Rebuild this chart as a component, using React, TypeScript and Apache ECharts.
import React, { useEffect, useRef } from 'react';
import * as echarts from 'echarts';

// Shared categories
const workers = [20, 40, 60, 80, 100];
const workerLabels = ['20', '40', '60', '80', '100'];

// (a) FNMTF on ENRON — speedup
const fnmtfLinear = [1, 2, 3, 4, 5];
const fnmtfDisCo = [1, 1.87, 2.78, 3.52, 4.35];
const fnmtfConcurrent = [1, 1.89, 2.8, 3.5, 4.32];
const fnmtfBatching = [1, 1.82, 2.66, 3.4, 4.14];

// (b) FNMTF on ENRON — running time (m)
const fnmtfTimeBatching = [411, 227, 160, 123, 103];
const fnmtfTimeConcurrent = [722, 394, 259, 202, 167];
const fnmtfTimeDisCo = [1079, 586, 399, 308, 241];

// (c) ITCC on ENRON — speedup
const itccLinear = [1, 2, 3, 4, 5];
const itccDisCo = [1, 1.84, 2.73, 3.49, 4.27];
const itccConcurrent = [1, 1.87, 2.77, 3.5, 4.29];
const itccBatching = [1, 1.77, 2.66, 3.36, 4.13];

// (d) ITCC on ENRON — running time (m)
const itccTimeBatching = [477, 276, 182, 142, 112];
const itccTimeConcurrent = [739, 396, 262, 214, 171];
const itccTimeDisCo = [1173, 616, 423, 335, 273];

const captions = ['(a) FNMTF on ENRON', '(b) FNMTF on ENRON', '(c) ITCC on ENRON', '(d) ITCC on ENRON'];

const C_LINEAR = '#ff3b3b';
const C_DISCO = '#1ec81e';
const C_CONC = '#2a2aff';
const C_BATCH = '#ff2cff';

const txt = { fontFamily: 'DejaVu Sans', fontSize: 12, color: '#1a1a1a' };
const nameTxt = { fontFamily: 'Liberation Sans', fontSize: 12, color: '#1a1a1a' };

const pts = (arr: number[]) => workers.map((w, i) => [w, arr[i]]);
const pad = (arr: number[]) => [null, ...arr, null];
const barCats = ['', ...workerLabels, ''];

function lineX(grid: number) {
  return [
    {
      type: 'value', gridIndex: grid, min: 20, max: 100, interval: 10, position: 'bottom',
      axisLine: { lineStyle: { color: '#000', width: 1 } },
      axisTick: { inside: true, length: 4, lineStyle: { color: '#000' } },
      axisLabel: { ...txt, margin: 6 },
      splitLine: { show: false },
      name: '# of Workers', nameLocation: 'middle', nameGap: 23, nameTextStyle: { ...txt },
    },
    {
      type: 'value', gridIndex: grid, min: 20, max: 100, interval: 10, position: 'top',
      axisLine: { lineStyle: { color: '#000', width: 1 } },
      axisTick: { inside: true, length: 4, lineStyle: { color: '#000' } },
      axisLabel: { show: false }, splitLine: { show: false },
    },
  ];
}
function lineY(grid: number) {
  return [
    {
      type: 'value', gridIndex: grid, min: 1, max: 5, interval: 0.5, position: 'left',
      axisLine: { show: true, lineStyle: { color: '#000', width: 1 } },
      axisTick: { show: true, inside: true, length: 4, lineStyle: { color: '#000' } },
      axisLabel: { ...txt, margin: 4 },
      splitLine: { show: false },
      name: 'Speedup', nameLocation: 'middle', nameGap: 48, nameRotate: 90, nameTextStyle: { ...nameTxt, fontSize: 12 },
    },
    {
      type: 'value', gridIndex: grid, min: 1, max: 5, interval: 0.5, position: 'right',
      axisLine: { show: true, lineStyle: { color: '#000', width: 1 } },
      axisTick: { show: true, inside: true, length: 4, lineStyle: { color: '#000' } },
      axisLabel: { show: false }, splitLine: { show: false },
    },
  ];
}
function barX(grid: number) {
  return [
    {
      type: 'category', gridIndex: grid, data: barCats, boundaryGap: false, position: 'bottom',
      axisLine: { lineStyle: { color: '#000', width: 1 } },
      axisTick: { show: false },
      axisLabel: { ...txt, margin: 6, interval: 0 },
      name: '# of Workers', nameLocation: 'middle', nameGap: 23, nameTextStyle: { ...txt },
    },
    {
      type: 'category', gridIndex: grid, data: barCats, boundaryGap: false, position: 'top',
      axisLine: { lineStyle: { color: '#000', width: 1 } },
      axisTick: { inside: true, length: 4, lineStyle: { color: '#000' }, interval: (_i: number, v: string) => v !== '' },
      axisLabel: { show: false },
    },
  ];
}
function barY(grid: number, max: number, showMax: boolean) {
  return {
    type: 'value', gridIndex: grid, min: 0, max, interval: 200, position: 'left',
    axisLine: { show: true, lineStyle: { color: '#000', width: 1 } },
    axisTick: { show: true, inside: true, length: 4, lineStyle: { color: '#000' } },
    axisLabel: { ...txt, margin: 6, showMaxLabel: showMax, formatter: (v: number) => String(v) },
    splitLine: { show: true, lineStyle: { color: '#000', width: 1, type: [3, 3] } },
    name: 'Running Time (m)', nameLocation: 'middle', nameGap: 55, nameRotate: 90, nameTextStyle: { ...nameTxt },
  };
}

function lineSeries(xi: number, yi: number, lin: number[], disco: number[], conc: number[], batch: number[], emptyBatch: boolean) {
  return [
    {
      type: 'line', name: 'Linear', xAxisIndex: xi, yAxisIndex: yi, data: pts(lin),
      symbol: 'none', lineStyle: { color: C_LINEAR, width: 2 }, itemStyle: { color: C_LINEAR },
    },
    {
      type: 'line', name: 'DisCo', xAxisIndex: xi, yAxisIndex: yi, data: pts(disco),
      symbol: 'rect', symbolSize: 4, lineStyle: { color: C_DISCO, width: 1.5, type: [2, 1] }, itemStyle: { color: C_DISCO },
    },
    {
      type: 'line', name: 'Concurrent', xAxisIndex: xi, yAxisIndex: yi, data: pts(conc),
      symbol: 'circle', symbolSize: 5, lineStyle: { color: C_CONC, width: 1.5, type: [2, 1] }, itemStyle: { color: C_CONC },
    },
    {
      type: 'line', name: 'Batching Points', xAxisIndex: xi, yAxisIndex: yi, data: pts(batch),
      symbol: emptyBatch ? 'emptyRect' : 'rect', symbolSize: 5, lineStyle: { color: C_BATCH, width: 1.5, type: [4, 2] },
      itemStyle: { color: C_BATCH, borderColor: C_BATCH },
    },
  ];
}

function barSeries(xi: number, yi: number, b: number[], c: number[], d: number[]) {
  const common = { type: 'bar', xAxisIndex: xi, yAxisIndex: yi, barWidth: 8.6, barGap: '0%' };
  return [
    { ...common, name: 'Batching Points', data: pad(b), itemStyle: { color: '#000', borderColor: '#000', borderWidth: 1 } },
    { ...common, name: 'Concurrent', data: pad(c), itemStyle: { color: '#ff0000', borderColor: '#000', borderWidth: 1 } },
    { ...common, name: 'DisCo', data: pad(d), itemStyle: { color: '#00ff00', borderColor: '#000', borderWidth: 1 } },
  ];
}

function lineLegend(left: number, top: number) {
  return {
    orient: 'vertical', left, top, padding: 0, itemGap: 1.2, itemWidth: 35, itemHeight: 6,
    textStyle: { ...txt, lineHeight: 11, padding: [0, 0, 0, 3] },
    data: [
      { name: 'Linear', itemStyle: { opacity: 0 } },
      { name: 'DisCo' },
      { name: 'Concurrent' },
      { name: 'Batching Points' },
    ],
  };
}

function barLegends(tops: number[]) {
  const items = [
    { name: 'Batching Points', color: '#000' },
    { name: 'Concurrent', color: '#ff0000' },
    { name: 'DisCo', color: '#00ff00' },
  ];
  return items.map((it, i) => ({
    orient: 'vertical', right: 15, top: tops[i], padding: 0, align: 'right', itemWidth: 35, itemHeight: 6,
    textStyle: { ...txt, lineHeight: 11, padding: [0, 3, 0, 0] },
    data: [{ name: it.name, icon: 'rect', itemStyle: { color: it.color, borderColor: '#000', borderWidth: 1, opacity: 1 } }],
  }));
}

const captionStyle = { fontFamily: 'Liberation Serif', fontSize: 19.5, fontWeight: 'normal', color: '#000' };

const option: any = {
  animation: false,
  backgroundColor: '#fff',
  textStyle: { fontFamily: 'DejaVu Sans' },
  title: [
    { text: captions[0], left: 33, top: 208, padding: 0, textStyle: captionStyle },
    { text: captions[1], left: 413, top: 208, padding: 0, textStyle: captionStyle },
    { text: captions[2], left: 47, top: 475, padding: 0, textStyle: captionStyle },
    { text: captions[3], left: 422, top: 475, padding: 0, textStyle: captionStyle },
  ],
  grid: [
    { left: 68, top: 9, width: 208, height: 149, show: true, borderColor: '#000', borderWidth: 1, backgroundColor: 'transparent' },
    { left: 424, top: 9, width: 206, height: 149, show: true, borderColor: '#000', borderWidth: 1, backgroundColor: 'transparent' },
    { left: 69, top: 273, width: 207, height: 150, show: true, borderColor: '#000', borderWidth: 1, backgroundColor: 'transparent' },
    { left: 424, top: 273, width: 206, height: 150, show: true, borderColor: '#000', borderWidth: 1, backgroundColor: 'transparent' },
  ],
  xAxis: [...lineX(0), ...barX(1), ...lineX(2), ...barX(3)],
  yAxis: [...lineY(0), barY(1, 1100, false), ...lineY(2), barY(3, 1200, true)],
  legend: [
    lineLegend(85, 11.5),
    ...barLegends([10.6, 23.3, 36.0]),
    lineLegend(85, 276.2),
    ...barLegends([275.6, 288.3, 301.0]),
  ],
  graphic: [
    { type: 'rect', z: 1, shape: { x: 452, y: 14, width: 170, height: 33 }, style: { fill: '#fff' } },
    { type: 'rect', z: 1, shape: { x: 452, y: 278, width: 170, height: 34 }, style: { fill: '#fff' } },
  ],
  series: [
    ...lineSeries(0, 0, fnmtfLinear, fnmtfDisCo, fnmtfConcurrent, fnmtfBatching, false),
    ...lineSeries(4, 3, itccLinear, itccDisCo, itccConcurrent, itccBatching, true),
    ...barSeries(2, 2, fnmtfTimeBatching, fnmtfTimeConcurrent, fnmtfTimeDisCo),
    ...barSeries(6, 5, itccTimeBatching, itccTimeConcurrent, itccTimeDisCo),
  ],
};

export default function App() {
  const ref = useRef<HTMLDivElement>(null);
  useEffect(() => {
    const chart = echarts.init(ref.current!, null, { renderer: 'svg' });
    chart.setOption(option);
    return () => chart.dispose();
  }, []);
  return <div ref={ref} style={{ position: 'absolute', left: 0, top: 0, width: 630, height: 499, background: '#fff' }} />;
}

=== Exercise objective ===
Write out a verbatim copy of the data, beginning with its first line and ending with the line that contains "const fnmtfBatching = [1, 1.82, 2.66, 3.4, 4.14];".

=== Answer to the problem ===
Rebuild this chart as a component, using React, TypeScript and Apache ECharts.
import React, { useEffect, useRef } from 'react';
import * as echarts from 'echarts';

// Shared categories
const workers = [20, 40, 60, 80, 100];
const workerLabels = ['20', '40', '60', '80', '100'];

// (a) FNMTF on ENRON — speedup
const fnmtfLinear = [1, 2, 3, 4, 5];
const fnmtfDisCo = [1, 1.87, 2.78, 3.52, 4.35];
const fnmtfConcurrent = [1, 1.89, 2.8, 3.5, 4.32];
const fnmtfBatching = [1, 1.82, 2.66, 3.4, 4.14];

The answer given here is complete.